The biggest move involved the Giants and a trade that sent Jason Pierre-Paul back to Tampa, where he went to school. Pierre-Paul frustrated some Giants fans with a lack of sack totals, but last season he finished 13th among all defenders in pass pressures (40). He easily becomes the most dangerous edge rusher for the Buccaneers in quite some time. Despite 2018 being Pierre-Paul’s ninth year in the NFL, he won’t turn 30 years old until January 1.
He’ll be joined on the edge by Vinny Curry, formerly of the Philadelphia Eagles. Curry was a big part of an effective Eagles rotation on the defensive line — he finished third on the team with 27.5 pressures — but with the addition of Michael Bennett, the return of Chris Long, the development of 2017 first-round pick Derek Barnett, and Brandon Graham entering a contract year, Curry found himself as the odd man out. Even though Curry started all 16 games for the Eagles last season, he played on 56 percent of the defensive snaps — a number he’ll probably eclipse in Tampa.
Curry isn’t the only defensive lineman from the Eagles who will be a Buccaneer in 2018. Beau Allen likely won’t have as big of an impact as Curry, but he’ll be a solid interior piece to rotate in with Geno Atkins and first-round pick Vita Vea, who suffered a leg injury in training camp. Allen was one of the league’s most effective run defenders — his 84 percent stop percentage was 18th among interior defenders per Football Outsiders — and he added nine pass pressures.
The Bucs weren’t limited to just making major moves on the defense. Looking to solidify the offensive line, Tampa Bay made Ryan Jensen the highest-paid center in the league, even though Jensen has only spent one year at the position. Jensen performed well in his transition with the Baltimore Ravens, but the Buccaneers handed out $22 million in guarantees to a still relatively unknown at the position.
Numbers to know
7.9: Jameis Winston averaged 7.9 yards per attempt last season, which tied with Tom Brady, Philip Rivers, and Matthew Stafford for fourth-best in the league. However, Winston dropped to 11th in Adjusted Net Yards per Attempt (6.7), which factors in touchdowns, interceptions, and sacks.
24: A season after leading the league in tackles, Kwon Alexander was charted with 24 broken tackles in 2017 per Football Outsiders.

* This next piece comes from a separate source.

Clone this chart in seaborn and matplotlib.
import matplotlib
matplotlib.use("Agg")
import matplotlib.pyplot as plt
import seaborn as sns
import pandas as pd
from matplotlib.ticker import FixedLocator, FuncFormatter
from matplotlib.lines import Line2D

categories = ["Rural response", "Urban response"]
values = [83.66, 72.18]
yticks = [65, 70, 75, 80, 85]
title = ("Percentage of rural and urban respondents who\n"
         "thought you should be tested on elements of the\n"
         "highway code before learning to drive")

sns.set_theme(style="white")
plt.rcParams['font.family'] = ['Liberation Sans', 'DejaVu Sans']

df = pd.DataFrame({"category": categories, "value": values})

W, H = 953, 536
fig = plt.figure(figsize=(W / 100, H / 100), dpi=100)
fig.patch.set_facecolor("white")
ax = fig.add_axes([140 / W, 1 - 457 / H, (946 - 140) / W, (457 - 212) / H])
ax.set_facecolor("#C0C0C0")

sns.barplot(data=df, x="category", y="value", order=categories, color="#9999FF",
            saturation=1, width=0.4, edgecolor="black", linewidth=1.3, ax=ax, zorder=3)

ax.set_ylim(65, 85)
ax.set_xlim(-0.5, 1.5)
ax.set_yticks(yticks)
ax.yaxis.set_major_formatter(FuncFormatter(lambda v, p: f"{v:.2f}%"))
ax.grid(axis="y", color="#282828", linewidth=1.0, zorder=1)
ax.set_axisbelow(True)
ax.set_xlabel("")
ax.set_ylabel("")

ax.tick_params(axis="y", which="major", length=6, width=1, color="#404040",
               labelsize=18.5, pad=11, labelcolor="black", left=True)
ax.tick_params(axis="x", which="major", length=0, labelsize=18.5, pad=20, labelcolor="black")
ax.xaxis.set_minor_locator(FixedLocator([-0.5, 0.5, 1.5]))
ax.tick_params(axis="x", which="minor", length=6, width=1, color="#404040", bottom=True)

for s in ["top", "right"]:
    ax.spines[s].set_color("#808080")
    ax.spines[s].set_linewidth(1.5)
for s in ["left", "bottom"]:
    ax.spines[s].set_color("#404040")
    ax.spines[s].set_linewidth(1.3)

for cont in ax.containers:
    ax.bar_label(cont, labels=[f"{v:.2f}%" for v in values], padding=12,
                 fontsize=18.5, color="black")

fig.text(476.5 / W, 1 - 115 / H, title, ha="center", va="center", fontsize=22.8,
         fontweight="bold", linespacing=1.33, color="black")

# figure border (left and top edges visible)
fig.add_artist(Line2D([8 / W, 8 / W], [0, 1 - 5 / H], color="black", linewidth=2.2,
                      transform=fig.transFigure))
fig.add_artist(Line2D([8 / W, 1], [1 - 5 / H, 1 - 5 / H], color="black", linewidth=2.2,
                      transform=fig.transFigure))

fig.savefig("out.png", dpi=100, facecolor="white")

That was the second most overall behind Cleveland’s Joe Schobert (26) and his 30.0 percent broken tackle rate was second-worst among those with at least 50 solo tackles behind Buffalo’s Lorenzo Alexander (33.9 percent).

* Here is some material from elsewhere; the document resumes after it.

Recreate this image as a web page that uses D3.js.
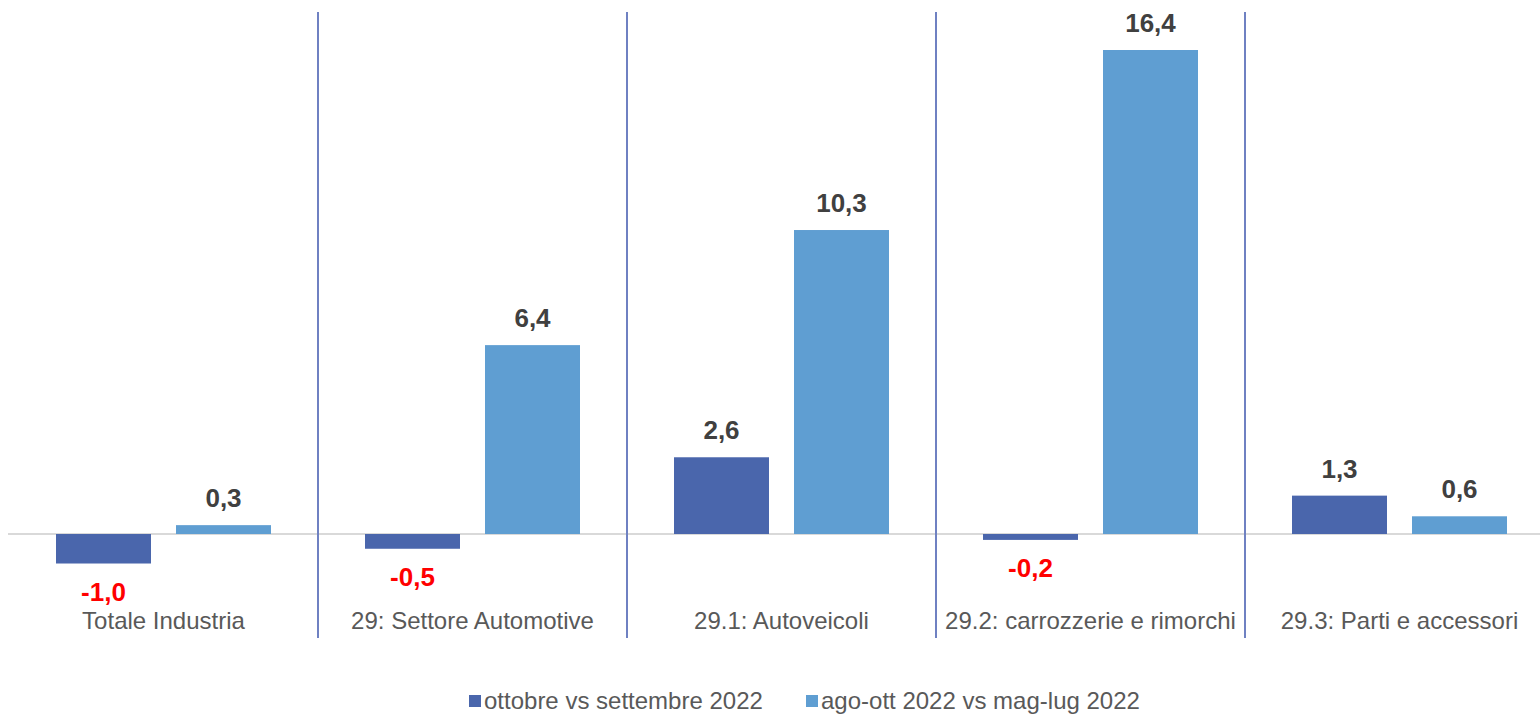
<!DOCTYPE html>
<html><head><meta charset="utf-8">
<script src="https://cdn.jsdelivr.net/npm/d3@7"></script>
<style>html,body{margin:0;padding:0;background:#fff;}svg{display:block;font-family:"Liberation Sans",Arial,sans-serif;}</style>
</head><body>
<svg id="chart" width="1540" height="717"></svg>
<script>
const categories = ["Totale Industria","29: Settore Automotive","29.1: Autoveicoli","29.2: carrozzerie e rimorchi","29.3: Parti e accessori"];
const seriesNames = ["ottobre vs settembre 2022","ago-ott 2022 vs mag-lug 2022"];
const seriesMonthly = [-1.0, -0.5, 2.6, -0.2, 1.3];
const seriesQuarterly = [0.3, 6.4, 10.3, 16.4, 0.6];
const colors = ["#4a66ac","#5f9ed2"];

const svg = d3.select("#chart");
const x = d3.scaleBand().domain(categories).range([9, 1554]).padding(0);
const xs = d3.scaleBand().domain(seriesNames).range([47, 262]).paddingInner(25/120).paddingOuter(0);
const y = d3.scaleLinear().domain([0, 16.4]).range([534, 50]);
const fmt = v => d3.format(".1f")(v).replace(".", ",").replace("\u2212", "-");

const data = [];
categories.forEach((c,i)=>{
  data.push({cat:c, s:seriesNames[0], v:seriesMonthly[i], col:colors[0]});
  data.push({cat:c, s:seriesNames[1], v:seriesQuarterly[i], col:colors[1]});
});

// baseline
svg.append("line").attr("x1",8).attr("x2",1540).attr("y1",y(0)).attr("y2",y(0))
  .attr("stroke","#d9d9d9").attr("stroke-width",2);

// separators
categories.slice(1).forEach(c=>{
  const xx = x(c);
  svg.append("line").attr("x1",xx).attr("x2",xx).attr("y1",12).attr("y2",638)
    .attr("stroke","#6f81c2").attr("stroke-width",2);
});

// bars
svg.selectAll("rect.bar").data(data).join("rect").attr("class","bar")
  .attr("x",d=>x(d.cat)+xs(d.s)).attr("width",xs.bandwidth())
  .attr("y",d=>Math.min(y(0),y(d.v))).attr("height",d=>Math.abs(y(d.v)-y(0)))
  .attr("fill",d=>d.col);

// value labels
svg.selectAll("text.val").data(data).join("text").attr("class","val")
  .attr("x",d=>x(d.cat)+xs(d.s)+xs.bandwidth()/2)
  .attr("y",d=>d.v>=0 ? y(d.v)-18 : y(d.v)+37)
  .attr("text-anchor","middle").attr("font-size",26).attr("font-weight","bold")
  .attr("fill",d=>d.v<0?"#ff0000":"#404040").text(d=>fmt(d.v));

// category labels
svg.selectAll("text.cat").data(categories).join("text").attr("class","cat")
  .attr("x",d=>x(d)+x.bandwidth()/2).attr("y",629)
  .attr("text-anchor","middle").attr("font-size",24).attr("fill","#595959").text(d=>d);

// legend
const leg = svg.append("g");
const legX = [469, 806];
seriesNames.forEach((s,i)=>{
  leg.append("rect").attr("x",legX[i]).attr("y",695).attr("width",12).attr("height",12).attr("fill",colors[i]);
  leg.append("text").attr("x",legX[i]+15).attr("y",709).attr("font-size",24).attr("fill","#595959").text(s);
});
</script>
</body></html>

11: Should Ryan Fitzpatrick be the starting quarterback in Week 1, it will be the 11th straight season he has started a game.
7.4: The Buccaneers were the worst defense in the league at defending passes without play-action (7.4 yards per play).

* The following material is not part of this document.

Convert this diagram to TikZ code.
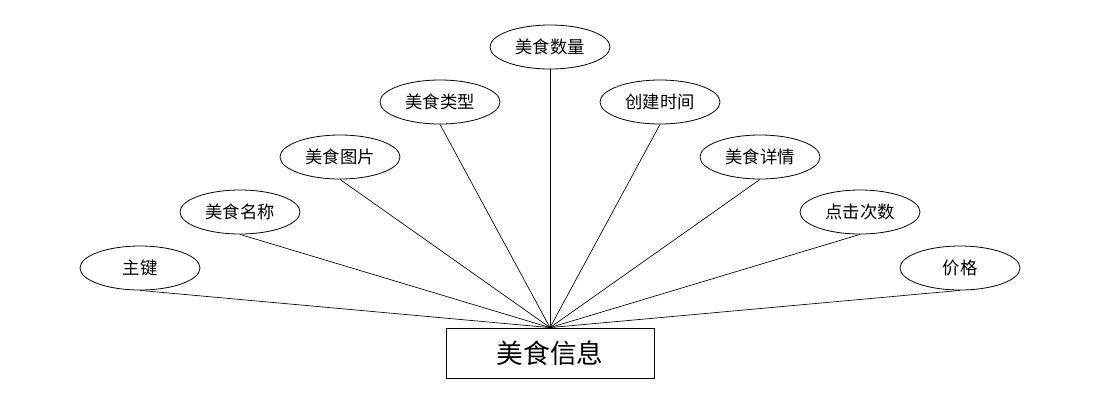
\documentclass[tikz,border=0pt]{standalone}
\usepackage{fontspec}
\setmainfont{Noto Sans CJK SC}
\usetikzlibrary{shapes.geometric}
\begin{document}
\begin{tikzpicture}[x=0.75pt,y=-0.75pt,
  attr/.style={ellipse,draw,line width=0.6pt,minimum width=90pt,minimum height=33pt,inner sep=0pt,font=\fontsize{13pt}{15pt}\selectfont},
  ent/.style={rectangle,draw,line width=0.6pt,minimum width=156pt,minimum height=37.5pt,inner sep=0pt,font=\fontsize{20pt}{24pt}\selectfont},
  link/.style={line width=0.5pt}]
\useasboundingbox (0,0) rectangle (1100,408);
\node[ent] (r) at (550,353) {美食信息};
\node[attr] (a1) at (140,268) {主键};
\node[attr] (a2) at (240,212) {美食名称};
\node[attr] (a3) at (340,157) {美食图片};
\node[attr] (a4) at (440,102) {美食类型};
\node[attr] (a5) at (550,47) {美食数量};
\node[attr] (a6) at (660,102) {创建时间};
\node[attr] (a7) at (760,157) {美食详情};
\node[attr] (a8) at (860,212) {点击次数};
\node[attr] (a9) at (960,268) {价格};
\foreach \i in {1,...,9} \draw[link] (a\i.south) -- (r.north);
\end{tikzpicture}
\end{document}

Gil Arcia of Bucs Nation answered a few questions about the 2018 Tampa Bay Buccaneers.
Q: What’s the feeling around Jameis Winston and if this offense can meet expectations with him under center?
A: A lot of people seem to think Ryan Fitzpatrick can’t manage the offense. The team went 2-1 last year with him under center. The offense will be fine. The coaching staff made some changes this offseason to incorporate different looks and plays into the game plan to put the offense in position to improve. If the offense falters, it’s because the coaches let them down.
Q: With the additions of Jason Pierre-Paul and Vinny Curry, did the Bucs do enough to fix a pass rush that was last in defensive pressure rate per Sports Info Solutions last season?
A: You’d like to think they did. On paper, general manager Jason Licht hit it out of the ballpark. The acquisitions make the defensive line night and day better than they have had in recent memory. It should certainly free up defensive tackle Gerald McCoy and allow more lanes for the linebackers to blitz through.
Q: What is the most underrated aspect of this team heading into 2018?
A: The offensive line. I feel that that unit has not been given as much credit as it deserves. The acquisition of center Ryan Jensen and moving Ali Marpet back to guard essentially improves two position with one move.
Q: If you had to pick a regular season record, what would it be?
Despite the Winston suspension, I have to stick to what I’ve said because it’s only right; 11-5.